• **JOB**
Quote from the first line below through the line that contains "from bokeh.resources import INLINE", both included, and leave the pictures out.

++++ DATA EXCERPT ++++

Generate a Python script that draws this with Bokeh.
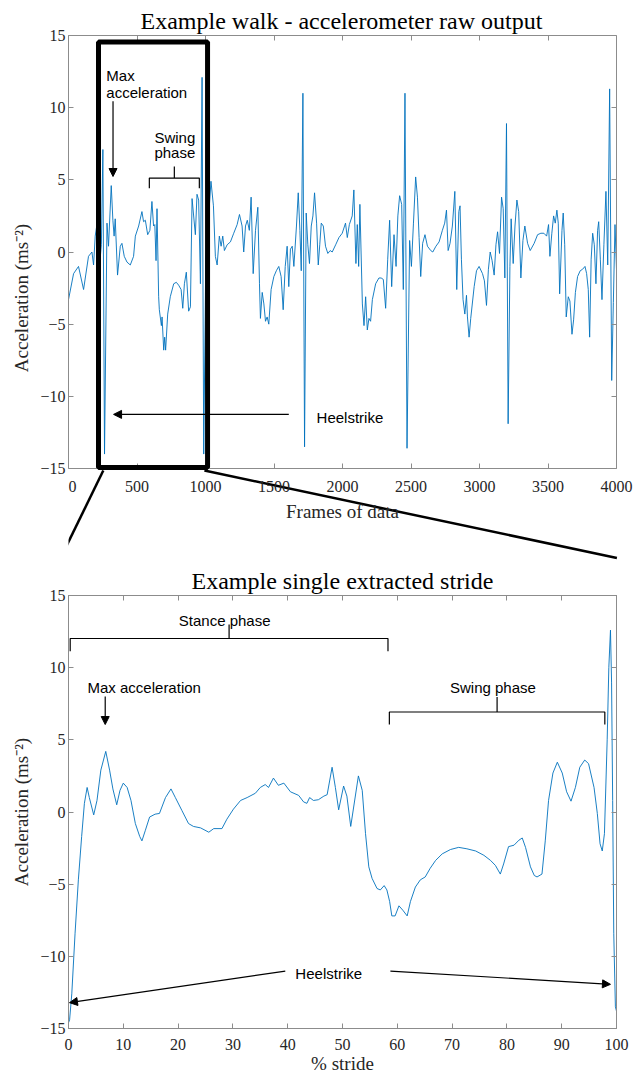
from bokeh.plotting import figure
from bokeh.layouts import column
from bokeh.models import (Range1d, LinearAxis, SingleIntervalTicker, CustomJSTickFormatter,
                          Label, Arrow, NormalHead, BoxAnnotation)
from bokeh.embed import file_html
from bokeh.resources import INLINE

# ---------------------------------------------------------------- data
# raw accelerometer trace of a walk (frame index, acceleration in m/s^2)
walk_frames = [
    0, 37, 73, 110, 146, 171, 183, 195, 212, 228, 240, 251, 263, 281, 292, 312, 324, 333,
    341, 358, 378, 390, 407, 427, 451, 475, 488, 512, 536, 548, 561, 578, 594, 609, 621,
    630, 639, 646, 658, 663, 678, 683, 695, 702, 709, 724, 743, 768, 787, 804, 822, 834,
    846, 860, 877, 890, 902, 926, 938, 950, 963, 975, 987, 1002, 1040, 1058, 1072, 1085,
    1101, 1114, 1126, 1138, 1158, 1182, 1206, 1231, 1248, 1267, 1279, 1292, 1305, 1320,
    1333, 1348, 1365, 1382, 1394, 1401, 1414, 1426, 1438, 1450, 1462, 1479, 1499, 1517,
    1535, 1552, 1567, 1582, 1596, 1608, 1620, 1633, 1645, 1664, 1677, 1689, 1699, 1711,
    1723, 1735, 1747, 1759, 1772, 1784, 1796, 1811, 1823, 1834, 1845, 1860, 1876, 1893,
    1910, 1925, 1950, 1974, 1998, 2022, 2035, 2050, 2071, 2083, 2098, 2108, 2118, 2127,
    2145, 2157, 2169, 2181, 2193, 2205, 2218, 2242, 2266, 2282, 2298, 2315, 2330, 2344,
    2359, 2376, 2391, 2404, 2417, 2432, 2444, 2456, 2471, 2490, 2503, 2518, 2534, 2547,
    2559, 2571, 2585, 2602, 2620, 2644, 2659, 2682, 2705, 2729, 2746, 2759, 2771, 2785,
    2802, 2820, 2834, 2849, 2858, 2868, 2880, 2893, 2905, 2912, 2924, 2936, 2961, 2978,
    2997, 3022, 3036, 3051, 3065, 3078, 3092, 3107, 3120, 3132, 3146, 3161, 3173, 3185,
    3197, 3209, 3222, 3231, 3246, 3259, 3273, 3286, 3302, 3317, 3331, 3351, 3370, 3399,
    3424, 3448, 3470, 3490, 3504, 3514, 3528, 3541, 3553, 3565, 3575, 3585, 3602, 3611,
    3622, 3633, 3648, 3660, 3675, 3687, 3700, 3716, 3735, 3752, 3770, 3782, 3794, 3804,
    3815, 3826, 3838, 3850, 3862, 3870, 3882, 3894, 3908, 3923, 3936, 3950, 3965, 3977,
    3989, 4000,
]
walk_accel = [
    -3.3, -1.5, -1.0, -2.6, -0.3, 0.0, -0.9, 1.1, 2.2, -0.8, 0.5, 7.1, -14.0, 2.0, 0.4, 4.6, 2.2, 1.1,
    2.3, -1.6, 0.4, 0.6, -0.3, -0.7, -0.9, -0.3, 1.1, 1.8, 2.8, 2.1, 2.2, 1.2, 1.5, 3.5, 1.8,
    1.9, -0.6, 3.0, -3.1, -4.0, -5.1, -4.5, -6.8, -5.9, -6.8, -4.3, -3.1, -2.2, -2.1, -2.3, -2.6, -3.9,
    -2.2, -1.4, -4.1, -3.8, 3.7, 1.2, 4.0, 3.6, -2.2, 12.1, -14.0, -0.5, 4.9, 3.2, -0.3, -0.9,
    1.1, 0.4, 1.1, 0.1, 0.5, 0.7, 1.3, 1.9, 2.6, 1.8, 0.0, 1.8, 2.2, 1.5,
    3.8, -1.5, 1.5, 3.1, -2.2, -4.6, -2.8, -3.6, -4.8, -4.5, -5.0, -2.6, -1.7, -1.3,
    -1.0, -1.7, -4.0, -1.0, 0.4, -2.4, 0.2, 0.4, -1.0, 1.8, 4.1, 1.5, -1.3, 11.0,
    -13.5, 2.7, 0.5, -0.8, 1.8, 2.5, 4.1, 2.0, -0.9, 0.5, 2.0, 1.8, 0.4, -0.1,
    0.1, 0.0, 0.5, 1.0, 1.3, 2.0, 1.0, 1.9, 2.5, 4.3, -0.8, 1.9, -1.0, 3.3,
    -3.6, -5.1, -3.1, -5.4, -4.6, -4.8, -3.3, -2.2, -1.8, -1.8, -1.9, -3.9, -0.5, 2.2,
    -2.4, 1.2, -1.0, 2.5, 3.9, 3.3, -2.6, 11.0, -13.6, 0.8, -1.0, 2.0, 5.2, 3.8,
    1.0, -1.7, 0.6, 1.2, 0.4, 0.1, 0.0, 0.4, 0.7, 1.5, 2.0, 2.9, 0.1, 0.6,
    1.8, 4.2, -2.6, 2.8, 3.2, -0.5, -3.3, -4.3, -3.0, -4.5, -5.9, -4.6, -2.4, -1.3,
    -1.0, -1.5, -2.0, -3.7, -1.2, 0.0, -0.6, -1.6, 0.5, 1.4, -0.1, 3.8, 3.0, -1.8,
    8.9, -11.9, -1.0, 2.3, -0.8, 1.8, 3.6, 2.8, -1.8, 0.8, 1.8, 0.6, 0.1, 0.6,
    1.2, 1.3, 1.3, 1.1, 1.9, -0.3, 1.3, 2.5, 2.0, 2.9, 2.0, -2.9, 1.5, 2.7,
    0.5, -4.5, -3.1, -3.4, -5.7, -4.7, -2.8, -1.7, -1.3, -1.2, -1.0, -1.5, -2.6, -5.9,
    -0.5, 1.3, 0.5, -2.2, 1.5, 2.1, -0.5, -3.3, 0.5, 4.2, -0.9, 11.3, -8.9, -3.5,
    1.9, -1.2,
]

# one stride cut out of the walk, time normalised to % of the stride
stride_pct = [
    0, 0.2, 0.6, 1.2, 1.8, 2.4, 2.9, 3.4, 3.8, 4.6, 5.2, 5.9, 6.8, 7.5, 8.1, 8.8, 9.4, 10.0,
    10.7, 11.4, 12.2, 13.0, 13.4, 14.0, 14.8, 15.8, 16.6, 17.7, 18.7, 19.5, 20.7, 21.9,
    22.8, 24.1, 25.6, 26.5, 28.0, 28.9, 30.1, 31.4, 32.6, 34.1, 35.0, 35.9, 36.5, 37.4,
    38.3, 39.3, 40.5, 42.0, 42.9, 43.5, 44.0, 44.7, 45.6, 46.6, 47.2, 48.1, 48.7, 49.3,
    50.2, 50.8, 51.5, 52.9, 53.6, 54.2, 54.8, 55.4, 56.3, 56.9, 57.6, 58.1, 58.6, 59.0,
    59.6, 60.3, 61.0, 61.8, 62.4, 63.3, 64.2, 65.1, 66.0, 67.0, 68.2, 69.7, 71.2, 72.7,
    74.3, 75.8, 77.0, 77.9, 78.8, 79.4, 80.3, 81.3, 82.2, 82.8, 83.4, 84.3, 85.0, 85.5,
    86.4, 87.0, 87.6, 88.4, 89.2, 90.1, 90.9, 91.7, 92.5, 93.3, 94.2, 94.9, 95.9, 96.5,
    97.0, 97.4, 97.8, 98.3, 98.6, 98.9, 99.1, 99.3, 99.5, 99.8, 100,
]
stride_accel = [
    -14.6, -14.4, -12.6, -8.4, -4.7, -1.7, 0.6, 1.7, 1.0, -0.2, 0.8, 2.9, 4.2, 2.9, 1.6, 0.5, 1.5, 2.0,
    1.7, 0.8, -0.8, -1.7, -2.0, -1.3, -0.35, -0.15, -0.1, 1.0, 1.6, 1.0, 0.1, -0.8,
    -1.0, -1.1, -1.4, -1.15, -1.15, -0.5, 0.2, 0.8, 1.0, 1.3, 1.7, 1.9, 1.7, 2.35,
    1.85, 2.0, 1.4, 1.15, 0.7, 0.6, 1.0, 0.8, 0.85, 1.1, 1.2, 3.1, 1.7, 0.15,
    1.8, 1.1, -1.0, 2.5, 1.5, -1.5, -3.8, -4.6, -5.3, -5.4, -5.1, -5.4, -6.2, -7.2,
    -7.2, -6.5, -6.8, -7.2, -6.2, -5.2, -4.7, -4.5, -3.9, -3.35, -2.9, -2.6, -2.45, -2.55,
    -2.7, -3.0, -3.35, -3.7, -4.3, -3.6, -2.4, -2.3, -1.95, -1.8, -2.45, -3.8, -4.4, -4.5,
    -4.3, -2.0, 0.8, 2.7, 3.45, 2.7, 1.4, 0.75, 1.7, 3.1, 3.6, 3.35, 1.7, -0.1,
    -2.2, -2.7, -1.5, 5.0, 10.0, 12.6, 9.0, 0.8, -8.4, -13.5, -13.8,
]

# ---------------------------------------------------------------- styling
BLUE = "#0072BD"
AXIS_GREY = "#8c8c8c"
LABEL_COLOR = "#262626"
SERIF = "Liberation Serif"
SANS = "Liberation Sans"

BOX_W, BOX_H = 548, 433          # size of each axes box in pixels
LEFT_PX, RIGHT_PX = 68, 19       # page margins beside the boxes
Y_LO, Y_HI = -15, 15


def style_axis(ax, labelled=True):
    ax.axis_line_color = AXIS_GREY
    ax.major_tick_line_color = AXIS_GREY
    ax.major_tick_in = 5
    ax.major_tick_out = 0
    ax.minor_tick_in = 0
    ax.minor_tick_out = 0
    if labelled:
        ax.major_label_text_font = SERIF
        ax.major_label_text_font_size = "16px"
        ax.major_label_text_color = LABEL_COLOR
        ax.axis_label_text_font = SERIF
        ax.axis_label_text_font_size = "19px"
        ax.axis_label_text_font_style = "normal"
        ax.axis_label_text_color = LABEL_COLOR
    else:
        ax.formatter = CustomJSTickFormatter(code="return ''")
        ax.major_label_standoff = 0
        ax.major_label_text_font_size = "1px"


def style_title(p, text):
    p.title.text = text
    p.title.align = "center"
    p.title.text_font = SERIF
    p.title.text_font_size = "24px"
    p.title.text_font_style = "normal"
    p.title.text_color = "black"
    p.title.standoff = 4


def note(p, text, x, y, align="left"):
    p.add_layout(Label(x=x, y=y, text=text, text_font=SANS, text_font_size="15px",
                       text_color="black", text_align=align, text_baseline="alphabetic"))


def arrow(p, x0, y0, x1, y1):
    p.add_layout(Arrow(end=NormalHead(size=8, fill_color="black", line_color="black"),
                       x_start=x0, y_start=y0, x_end=x1, y_end=y1,
                       line_color="black", line_width=1.2))


def bracket(p, x0, x1, y, drop, rise):
    xm = (x0 + x1) / 2
    p.multi_line(xs=[[x0, x0, x1, x1], [xm, xm]],
                 ys=[[y - drop, y, y, y - drop], [y, y + rise]],
                 line_color="black", line_width=1.2)


# ---------------------------------------------------------------- raw walk
# The drawing area of this panel runs on past the right edge of the axes box and
# down to the second panel, so the zoom lines can be drawn below the box; the
# bottom and right axes sit at fixed data locations on the box edges.
X_END = 4000
BELOW_PX = 92
x_per_px = X_END / BOX_W
y_per_px = (Y_HI - Y_LO) / BOX_H
top = figure(frame_width=BOX_W + RIGHT_PX, frame_height=BOX_H + BELOW_PX,
             x_range=Range1d(0, X_END + RIGHT_PX * x_per_px),
             y_range=Range1d(Y_LO - BELOW_PX * y_per_px, Y_HI),
             x_axis_location=None, y_axis_location=None,
             output_backend="svg", toolbar_location=None,
             min_border_left=LEFT_PX, min_border_right=0, min_border_top=35,
             min_border_bottom=0)
top.grid.visible = False
top.outline_line_color = None
style_title(top, "Example walk - accelerometer raw output")
top.title.align = "left"
top.title.offset = 72

xb = LinearAxis(ticker=SingleIntervalTicker(interval=500), fixed_location=Y_LO,
                bounds=(0, X_END), axis_label="Frames of data",
                major_label_standoff=9, axis_label_standoff=3,
                # keep the first label clear of the drawing-area edge
                major_label_overrides={0: "\u20070"})
style_axis(xb)
top.add_layout(xb, "below")
yl = LinearAxis(ticker=SingleIntervalTicker(interval=5), bounds=(Y_LO, Y_HI),
                axis_label="Acceleration (ms\u207b\u00b2)",
                major_label_standoff=3, axis_label_standoff=5)
style_axis(yl)
top.add_layout(yl, "left")
xt = LinearAxis(ticker=SingleIntervalTicker(interval=500), bounds=(0, X_END))
style_axis(xt, labelled=False)
top.add_layout(xt, "above")
yr = LinearAxis(ticker=SingleIntervalTicker(interval=5), fixed_location=X_END,
                bounds=(Y_LO, Y_HI))
style_axis(yr, labelled=False)
top.add_layout(yr, "right")

top.line(walk_frames, walk_accel, line_color=BLUE, line_width=0.9)

# zoom window around the extracted stride
top.add_layout(BoxAnnotation(left=219, right=1015, bottom=-14.93, top=14.55,
                             fill_alpha=0, line_color="black", line_alpha=1.0, line_width=5))
# lines leading from the window down to the stride panel
top.segment(x0=[254, 992], y0=[-15.14, -15.14], x1=[-66, 4003], y1=[-21.37, -21.2],
            line_color="black", line_width=2.5)

note(top, "Max", 276, 12.22)
note(top, "acceleration", 276, 11.06)
arrow(top, 325, 10.44, 325, 5.23)
note(top, "Swing", 627, 7.94)
note(top, "phase", 627, 6.92)
bracket(top, 590, 955, 5.12, 0.70, 0.80)
arrow(top, 1608, -11.25, 329, -11.25)
note(top, "Heelstrike", 1811, -11.44)

# ---------------------------------------------------------------- single stride
bottom = figure(frame_width=BOX_W, frame_height=BOX_H,
                x_range=Range1d(0, 100), y_range=Range1d(Y_LO, Y_HI),
                output_backend="svg", toolbar_location=None,
                min_border_left=LEFT_PX, min_border_right=RIGHT_PX,
                min_border_top=35, min_border_bottom=49)
bottom.grid.visible = False
bottom.outline_line_color = AXIS_GREY
style_title(bottom, "Example single extracted stride")
bottom.xaxis.ticker = SingleIntervalTicker(interval=10)
bottom.yaxis.ticker = SingleIntervalTicker(interval=5)
bottom.xaxis.axis_label = "% stride"
bottom.yaxis.axis_label = "Acceleration (ms\u207b\u00b2)"
bottom.xaxis.major_label_standoff = 10
bottom.yaxis.major_label_standoff = 3
bottom.xaxis.axis_label_standoff = 0
bottom.yaxis.axis_label_standoff = 5
style_axis(bottom.xaxis[0])
style_axis(bottom.yaxis[0])
bt = LinearAxis(ticker=SingleIntervalTicker(interval=10))
style_axis(bt, labelled=False)
bottom.add_layout(bt, "above")
br = LinearAxis(ticker=SingleIntervalTicker(interval=5))
style_axis(br, labelled=False)
bottom.add_layout(br, "right")

bottom.line(stride_pct, stride_accel, line_color=BLUE, line_width=0.9)

note(bottom, "Stance phase", 28.5, 13.28, align="center")
bracket(bottom, 0.31, 58.3, 12.02, 0.88, 0.97)
note(bottom, "Max acceleration", 3.47, 8.64)
arrow(bottom, 6.7, 8.0, 6.7, 6.06)
note(bottom, "Swing phase", 77.45, 8.66, align="center")
bracket(bottom, 58.55, 97.87, 6.93, 0.87, 1.04)
note(bottom, "Heelstrike", 41.4, -11.16)
arrow(bottom, 39.56, -11.02, 0.18, -13.21)
arrow(bottom, 58.74, -11.02, 98.9, -11.94)

layout = column(top, bottom, spacing=0)
open("out.html", "w").write(file_html(layout, INLINE))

++++

• **SOLVED EXERCISE**
Generate a Python script that draws this with Bokeh.
from bokeh.plotting import figure
from bokeh.layouts import column
from bokeh.models import (Range1d, LinearAxis, SingleIntervalTicker, CustomJSTickFormatter,
                          Label, Arrow, NormalHead, BoxAnnotation)
from bokeh.embed import file_html
from bokeh.resources import INLINE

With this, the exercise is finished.